--- Start of Data ---

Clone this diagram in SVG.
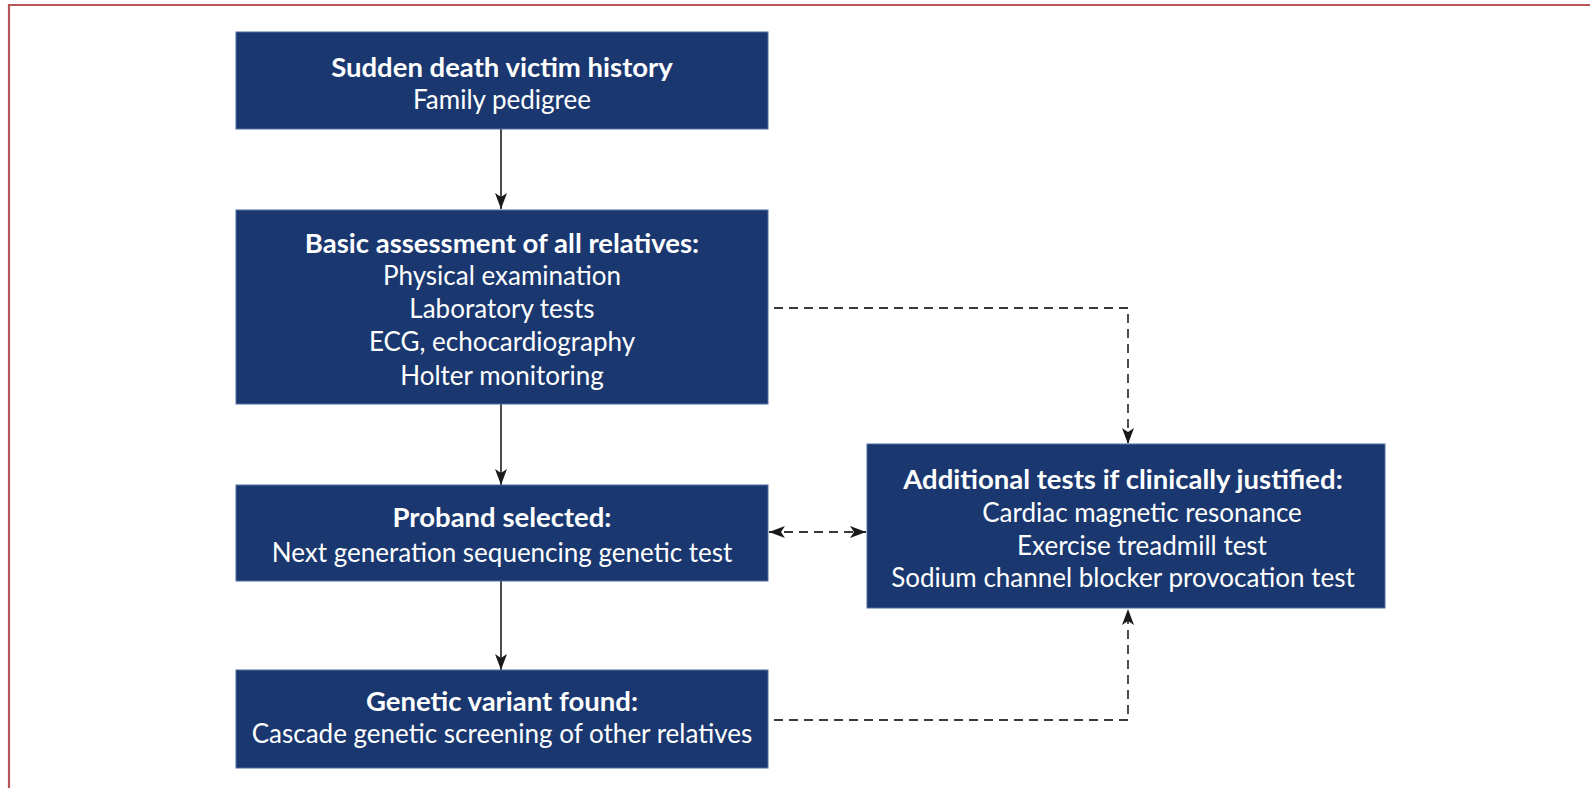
<svg xmlns="http://www.w3.org/2000/svg" width="1590" height="788" viewBox="0 0 1590 788">
<defs>
<style>
.box{fill:#1a386f;stroke:#4f6fa3;stroke-width:1}
.t{font-family:Lato,"Open Sans","Liberation Sans",sans-serif;font-size:26px;fill:#ffffff;text-anchor:middle}
.b{font-weight:bold;font-size:27.5px}
.solid{stroke:#2b2b2b;stroke-width:1.7;fill:none}
.dash{stroke:#3a3a3a;stroke-width:1.8;fill:none;stroke-dasharray:9 6}
</style>
<marker id="ah2" viewBox="0 0 16 12" refX="16" refY="6" markerWidth="16" markerHeight="12" markerUnits="userSpaceOnUse" orient="auto-start-reverse">
<path d="M0,0 L16,6 L0,12 L4,6 Z" fill="#1a1a1a"/>
</marker>
</defs>
<rect x="0" y="0" width="1590" height="788" fill="#ffffff"/>
<path d="M9,788 L9,5 L1590,5" fill="none" stroke="#b9545a" stroke-width="2.2"/>

<g id="connectors">
<line class="solid" x1="501" y1="129" x2="501" y2="209" marker-end="url(#ah2)"/>
<line class="solid" x1="501" y1="404" x2="501" y2="485" marker-end="url(#ah2)"/>
<line class="solid" x1="501" y1="581" x2="501" y2="670" marker-end="url(#ah2)"/>
<polyline class="dash" points="774,308 1128,308 1128,444" marker-end="url(#ah2)"/>
<line class="dash" x1="769" y1="532" x2="866" y2="532" marker-start="url(#ah2)" marker-end="url(#ah2)"/>
<polyline class="dash" points="774,720 1128,720 1128,609" marker-end="url(#ah2)"/>
</g>

<g id="n1">
<rect class="box" x="236" y="32" width="532" height="97"/>
<text class="t b" x="502" y="77">Sudden death victim history</text>
<text class="t" x="502" y="109">Family pedigree</text>
</g>

<g id="n2">
<rect class="box" x="236" y="210" width="532" height="194"/>
<text class="t b" x="502" y="253">Basic assessment of all relatives:</text>
<text class="t" x="502" y="285">Physical examination</text>
<text class="t" x="502" y="318">Laboratory tests</text>
<text class="t" x="502" y="351">ECG, echocardiography</text>
<text class="t" x="502" y="385">Holter monitoring</text>
</g>

<g id="n3">
<rect class="box" x="236" y="485" width="532" height="96"/>
<text class="t b" x="502" y="527">Proband selected:</text>
<text class="t" x="502" y="562">Next generation sequencing genetic test</text>
</g>

<g id="n4">
<rect class="box" x="236" y="670" width="532" height="98"/>
<text class="t b" x="502" y="711">Genetic variant found:</text>
<text class="t" x="502" y="743">Cascade genetic screening of other relatives</text>
</g>

<g id="n5">
<rect class="box" x="867" y="444" width="518" height="164"/>
<text class="t b" x="1123" y="489">Additional tests if clinically justified:</text>
<text class="t" x="1142" y="522">Cardiac magnetic resonance</text>
<text class="t" x="1142" y="555">Exercise treadmill test</text>
<text class="t" x="1123" y="587">Sodium channel blocker provocation test</text>
</g>
</svg>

--- End of Data ---

What this task involves> Transcribe the full listing above exactly as it stands, minus the pictures.

Written answer>
Clone this diagram in SVG.
<svg xmlns="http://www.w3.org/2000/svg" width="1590" height="788" viewBox="0 0 1590 788">
<defs>
<style>
.box{fill:#1a386f;stroke:#4f6fa3;stroke-width:1}
.t{font-family:Lato,"Open Sans","Liberation Sans",sans-serif;font-size:26px;fill:#ffffff;text-anchor:middle}
.b{font-weight:bold;font-size:27.5px}
.solid{stroke:#2b2b2b;stroke-width:1.7;fill:none}
.dash{stroke:#3a3a3a;stroke-width:1.8;fill:none;stroke-dasharray:9 6}
</style>
<marker id="ah2" viewBox="0 0 16 12" refX="16" refY="6" markerWidth="16" markerHeight="12" markerUnits="userSpaceOnUse" orient="auto-start-reverse">
<path d="M0,0 L16,6 L0,12 L4,6 Z" fill="#1a1a1a"/>
</marker>
</defs>
<rect x="0" y="0" width="1590" height="788" fill="#ffffff"/>
<path d="M9,788 L9,5 L1590,5" fill="none" stroke="#b9545a" stroke-width="2.2"/>

<g id="connectors">
<line class="solid" x1="501" y1="129" x2="501" y2="209" marker-end="url(#ah2)"/>
<line class="solid" x1="501" y1="404" x2="501" y2="485" marker-end="url(#ah2)"/>
<line class="solid" x1="501" y1="581" x2="501" y2="670" marker-end="url(#ah2)"/>
<polyline class="dash" points="774,308 1128,308 1128,444" marker-end="url(#ah2)"/>
<line class="dash" x1="769" y1="532" x2="866" y2="532" marker-start="url(#ah2)" marker-end="url(#ah2)"/>
<polyline class="dash" points="774,720 1128,720 1128,609" marker-end="url(#ah2)"/>
</g>

<g id="n1">
<rect class="box" x="236" y="32" width="532" height="97"/>
<text class="t b" x="502" y="77">Sudden death victim history</text>
<text class="t" x="502" y="109">Family pedigree</text>
</g>

<g id="n2">
<rect class="box" x="236" y="210" width="532" height="194"/>
<text class="t b" x="502" y="253">Basic assessment of all relatives:</text>
<text class="t" x="502" y="285">Physical examination</text>
<text class="t" x="502" y="318">Laboratory tests</text>
<text class="t" x="502" y="351">ECG, echocardiography</text>
<text class="t" x="502" y="385">Holter monitoring</text>
</g>

<g id="n3">
<rect class="box" x="236" y="485" width="532" height="96"/>
<text class="t b" x="502" y="527">Proband selected:</text>
<text class="t" x="502" y="562">Next generation sequencing genetic test</text>
</g>

<g id="n4">
<rect class="box" x="236" y="670" width="532" height="98"/>
<text class="t b" x="502" y="711">Genetic variant found:</text>
<text class="t" x="502" y="743">Cascade genetic screening of other relatives</text>
</g>

<g id="n5">
<rect class="box" x="867" y="444" width="518" height="164"/>
<text class="t b" x="1123" y="489">Additional tests if clinically justified:</text>
<text class="t" x="1142" y="522">Cardiac magnetic resonance</text>
<text class="t" x="1142" y="555">Exercise treadmill test</text>
<text class="t" x="1123" y="587">Sodium channel blocker provocation test</text>
</g>
</svg>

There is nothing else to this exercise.